I took a deep breath. After several years of trying my best to acquire the positive habit of the Law of Attraction I knew I wasn’t doing myself any favours.
I decided, as I also often do, to tune into one of my favourite shows – Jennifer McLean’s Healing with the Masters, and her replay of her interviewer with author and teacher, Patricia Cota-Robles.
And there it was – the exact phrase I needed for that moment:
“The company of heaven say that worry is a way of praying for what you don’t want.”
OMG! So true.
I decided to stop feeling sorry for myself, ignore the rain and take the dogs for a walk before I fed the horses.
As I drove up the lane where I live there was a single White-headed pigeon sitting bang-slap in the middle of the road. I had to get out of the car and shoo it away before it decided to fly up into the nearest tree – and that was just the start of my morning adventures.
The pigeon was followed by more bird-life than I usually see in weeks, all in the space of half-an-hour. Ground-nesting plovers stalked imperiously away from me scolding me crossly for daring to drive through their territory; flocks of Australian White Ibis and the Black-headed Ibis took to the sky in their droves as the dogs and I walked up and down the avenues of macadamia trees trying to avoid the pouring rain, a pair of delicate Grey Herons, (actually the Australian White-faced Heron by the way), rose gracefully into the air looking exactly like birds on a Japanese scroll. Even the sky – a deep shade of Payne’s Grey – looked like a painting, ominous, brooding and beautiful all at once. On the way home a pair of Willy Wagtails and a pair of Butcher Birds were right next to the White-headed pigeon – which led me to wonder why the pigeon was by itself? Had it lost its mate? After all, pigeons are monogamous and mate for life – like many bird species who seem to have achieved something with which we humans have difficulties. Were the other birds keeping it company in its loneliness?

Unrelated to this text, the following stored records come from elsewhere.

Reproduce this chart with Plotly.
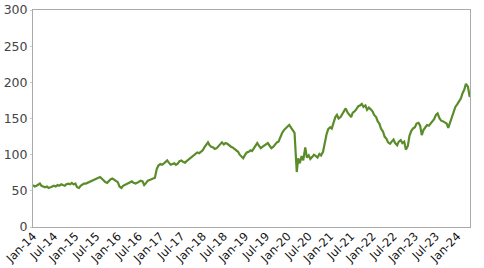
import plotly.graph_objects as go

# Semi-monthly readings (1st and 15th of each month), Jan-2014 .. Apr-2024
years = list(range(2014, 2025))
values_2014 = [58, 56, 57, 59, 60, 57, 56, 55, 56, 54, 55, 56, 57, 56, 58, 57, 59, 58, 57, 59, 60, 59, 61, 59]
values_2015 = [60, 55, 54, 57, 59, 60, 60, 61, 63, 64, 65, 66, 67, 68, 69, 67, 64, 62, 61, 64, 66, 67, 65, 63]
values_2016 = [62, 56, 54, 57, 58, 60, 61, 62, 63, 61, 60, 61, 62, 64, 63, 58, 61, 64, 65, 66, 67, 68, 80, 85]
values_2017 = [87, 86, 88, 90, 92, 89, 86, 87, 88, 86, 88, 91, 92, 90, 89, 91, 93, 95, 97, 99, 101, 103, 102, 104]
values_2018 = [106, 110, 114, 117, 113, 111, 110, 108, 109, 112, 115, 117, 114, 116, 115, 113, 111, 110, 108, 105, 104, 100, 97, 95]
values_2019 = [100, 103, 104, 106, 105, 108, 112, 116, 112, 109, 111, 113, 115, 116, 112, 109, 111, 114, 117, 118, 125, 130, 134, 137]
values_2020 = [139, 141, 137, 134, 130, 90, 95, 88, 98, 92, 110, 96, 99, 94, 97, 100, 98, 96, 101, 99, 104, 118, 128, 135]
values_2021 = [138, 136, 145, 152, 155, 150, 152, 156, 160, 164, 158, 155, 152, 158, 160, 163, 167, 168, 170, 166, 168, 162, 165, 163]
values_2022 = [160, 155, 152, 146, 143, 136, 132, 125, 122, 117, 115, 118, 121, 116, 113, 118, 120, 116, 118, 107, 112, 126, 133, 136]
values_2023 = [138, 143, 144, 140, 127, 134, 139, 141, 140, 143, 147, 149, 155, 157, 150, 147, 146, 145, 143, 137, 146, 152, 160, 166]
values_2024 = [170, 173, 178, 185, 190, 198, 194, 181]
series = [values_2014, values_2015, values_2016, values_2017, values_2018, values_2019,
          values_2020, values_2021, values_2022, values_2023, values_2024]

# extra readings around the March-2020 crash and the last close
extra_dates = ["2020-03-20"]
extra_values = [76]
last_date = "2024-04-19"
last_value = 180

dates, vals = [], []
for y, vs in zip(years, series):
    for i, v in enumerate(vs):
        m = i // 2 + 1
        d = 1 if i % 2 == 0 else 15
        dates.append(f"{y}-{m:02d}-{d:02d}")
        vals.append(v)
for d, v in zip(extra_dates, extra_values):
    dates.append(d)
    vals.append(v)
dates.append(last_date)
vals.append(last_value)
pairs = sorted(zip(dates, vals))
dates = [p[0] for p in pairs]
vals = [p[1] for p in pairs]

fig = go.Figure(go.Scatter(x=dates, y=vals, mode="lines",
                           line=dict(color="#5a8c2a", width=2.2)))

fig.update_layout(
    width=484, height=268,
    margin=dict(l=33, r=14, t=10, b=41),
    paper_bgcolor="white", plot_bgcolor="white",
    showlegend=False,
    font=dict(family="DejaVu Sans"),
)
fig.update_xaxes(
    range=["2014-01-01", "2024-04-19"],
    tick0="2014-01-01", dtick="M6", tickformat="%b-%y",
    tickangle=-45, tickfont=dict(size=11.5, color="#111"),
    showgrid=False, zeroline=False, automargin=False,
    showline=True, linecolor="#aaaaaa", linewidth=1, mirror=True,
    ticks="", ticklabelstandoff=-3,
)
fig.update_yaxes(
    range=[0, 300], tick0=0, dtick=50,
    tickfont=dict(size=12.5, color="#444"),
    showgrid=False, zeroline=False, automargin=False,
    showline=True, linecolor="#aaaaaa", linewidth=1, mirror=True,
    ticks="outside", ticklen=2, tickcolor="#cccccc",
)

fig.write_html("out.html")
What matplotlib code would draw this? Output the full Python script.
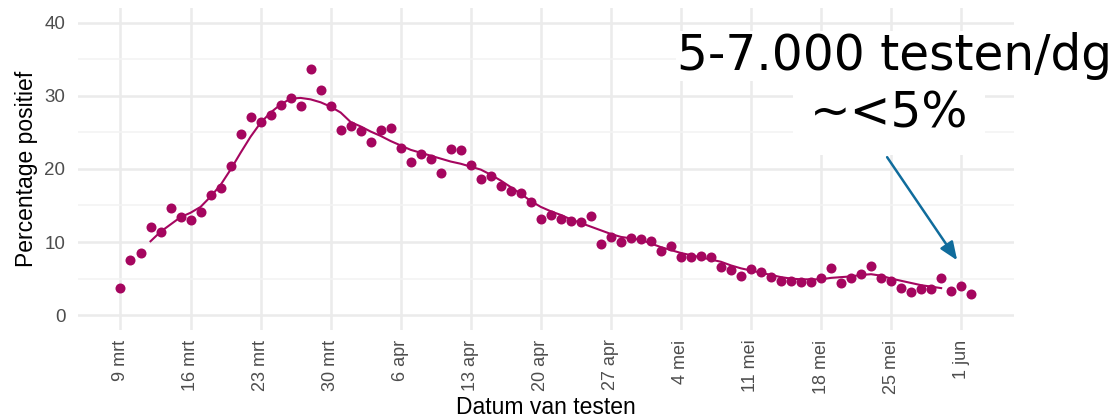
import matplotlib
matplotlib.use('Agg')
import matplotlib.pyplot as plt
import pandas as pd

# Dagelijks percentage positieve testen, vanaf 9 maart 2020
start_datum = '2020-03-09'
pct_positief = [3.7, 7.5, 8.5, 12.0, 11.4, 14.7, 13.4, 13.0, 14.1, 16.4,
                17.4, 20.4, 24.7, 27.1, 26.4, 27.4, 28.8, 29.7, 28.6, 33.6,
                30.8, 28.6, 25.3, 25.8, 25.2, 23.7, 25.3, 25.6, 22.9, 21.0,
                22.1, 21.4, 19.5, 22.7, 22.6, 20.5, 18.6, 19.0, 17.7, 17.0,
                16.7, 15.5, 13.2, 13.7, 13.2, 12.9, 12.7, 13.6, 9.7, 10.7,
                10.0, 10.5, 10.4, 10.1, 8.8, 9.5, 7.9, 7.9, 8.1, 7.9,
                6.6, 6.2, 5.3, 6.3, 5.9, 5.2, 4.7, 4.7, 4.5, 4.5,
                5.1, 6.4, 4.4, 5.1, 5.6, 6.7, 5.1, 4.7, 3.7, 3.2,
                3.6, 3.6, 5.1, 3.3, 4.0, 2.9]

trend_start = 3
trend = [10.1, 11.4, 12.4, 13.4, 14.0, 14.8, 16.2, 17.8, 19.9, 22.2,
         24.4, 26.3, 27.7, 28.8, 29.6, 29.7, 29.5, 29.1, 28.5, 27.7,
         26.4, 25.8, 25.1, 24.5, 23.8, 23.2, 22.6, 22.2, 21.8, 21.4,
         21.0, 20.7, 20.3, 19.9, 19.2, 18.4, 17.5, 16.6, 15.6, 14.8,
         14.2, 13.7, 13.1, 12.6, 12.1, 11.6, 11.1, 10.7, 10.5, 10.3,
         9.8, 9.3, 8.9, 8.5, 8.2, 7.9, 7.6, 7.3, 6.8, 6.4,
         6.1, 5.8, 5.5, 5.2, 5.0, 4.9, 4.9, 4.9, 5.1, 5.2,
         5.3, 5.5, 5.6, 5.4, 5.0, 4.7, 4.4, 4.1, 3.9, 3.7]

tick_labels = ['9 mrt', '16 mrt', '23 mrt', '30 mrt', '6 apr', '13 apr',
               '20 apr', '27 apr', '4 mei', '11 mei', '18 mei', '25 mei', '1 jun']

dates = pd.date_range(start_datum, periods=len(pct_positief), freq='D')
trend_dates = dates[trend_start:trend_start + len(trend)]
tick_dates = pd.date_range(start_datum, periods=len(tick_labels), freq='7D')

kleur = '#A5065F'
plt.rcParams['font.family'] = ['Liberation Sans', 'DejaVu Sans']

fig = plt.figure(figsize=(11.2, 4.18), dpi=100)
ax = fig.add_axes([0.0696, 0.211, 0.8355, 0.770])

# Grid like ggplot theme_minimal
ax.set_yticks([0, 10, 20, 30, 40])
ax.set_yticks([5, 15, 25, 35], minor=True)
ax.set_xticks(tick_dates)
ax.set_xticklabels(tick_labels, rotation=90)
ax.grid(which='major', color='#EBEBEB', lw=1.8)
ax.grid(which='minor', axis='y', color='#F3F3F3', lw=1.1)
ax.set_axisbelow(True)
for s in ax.spines.values():
    s.set_visible(False)
ax.tick_params(which='both', length=0)
ax.tick_params(axis='y', pad=9, labelsize=13.5, labelcolor='#4D4D4D')
ax.tick_params(axis='x', pad=7, labelsize=13, labelcolor='#4D4D4D')

ax.scatter(dates, pct_positief, s=52, color=kleur, zorder=3, linewidths=0)
ax.plot(trend_dates, trend, color=kleur, lw=1.5, zorder=3)

span = dates[-1] - dates[0]
ax.set_xlim(dates[0] - span * 0.05, dates[-1] + span * 0.05)
ax.set_ylim(-2.0, 42.0)

ax.set_ylabel('Percentage positief', fontsize=16.5, labelpad=5)
ax.set_xlabel('Datum van testen', fontsize=16.5, labelpad=2)

# Annotatie
ax.annotate('', xy=(dates[0] + pd.Timedelta(days=83.6), 7.5),
            xytext=(dates[0] + pd.Timedelta(days=76.6), 21.6),
            arrowprops=dict(arrowstyle='-|>,head_length=1.1,head_width=0.45',
                            color='#106C9C', lw=1.8, shrinkA=0, shrinkB=0))
fig.text(0.799, 0.8325, '5-7.000 testen/dg', fontsize=35, family='DejaVu Sans',
         ha='center', va='baseline', color='black',
         bbox=dict(facecolor='white', edgecolor='none', pad=1))
fig.text(0.794, 0.694, '~<5%', fontsize=35, family='DejaVu Sans',
         ha='center', va='baseline', color='black',
         bbox=dict(facecolor='white', edgecolor='none', boxstyle='square,pad=0.35'))

fig.savefig('out.png', dpi=100)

Stranger things have happened – certainly in my animal-filled life!
Talking of which, what do you when you get home and you need to move a guinea pig and rabbit from a horse stable so you can put two horses in the two stables in order to dry them out a bit? You put them in an Ikea laundry basket – you know, the silver ones, with a wire frame and fine mesh all around. Plenty of air, light to carry, fine enough mesh that the sawdust doesn’t fall out – problem solved – and it only took 20 minutes of chasing them around the stable to get them in there.
(Of course all of that might beg the question as to why the guinea pig and rabbit are in a horse stable to begin with, and that goes back to the weather. They’re living in massive five-star hotel luxury because they were constantly being rained out in their previous home and I got sick of rescuing them. Now they live in a stable big enough for a 17hh warmblood, and are ejected only when I need the stable.)
Then, because ‘needs must’, as my mother used to say, I heat up a bowl of olive oil – not as a nature’s own remedy for me, but in order that I can rub it in to one of the horse’s legs. Our old show-jumper, Cardigan, gets regular outbreaks of Greasy Heel, which spreads up his legs, and olive oil is just one of the numerous treatments we have to apply. I let the leg soak up the oil for a while before I spend half-an-hour happily engrossed in scratching scabs off.
By now my human needs are more than calling me – it’s time for a shower, breakfast and a cup of tea.
I discover, to my surprise, that I’ve enjoyed this morning much more than I might have thought I would when I first woke up, and the Worry Monster has been well and truly banished – at least for a while, and when she makes her presence felt I will remember, when I worry, I am praying for what I don’t want.
The illustration with this post is actually of cranes, of course, but it captures the heron spirit!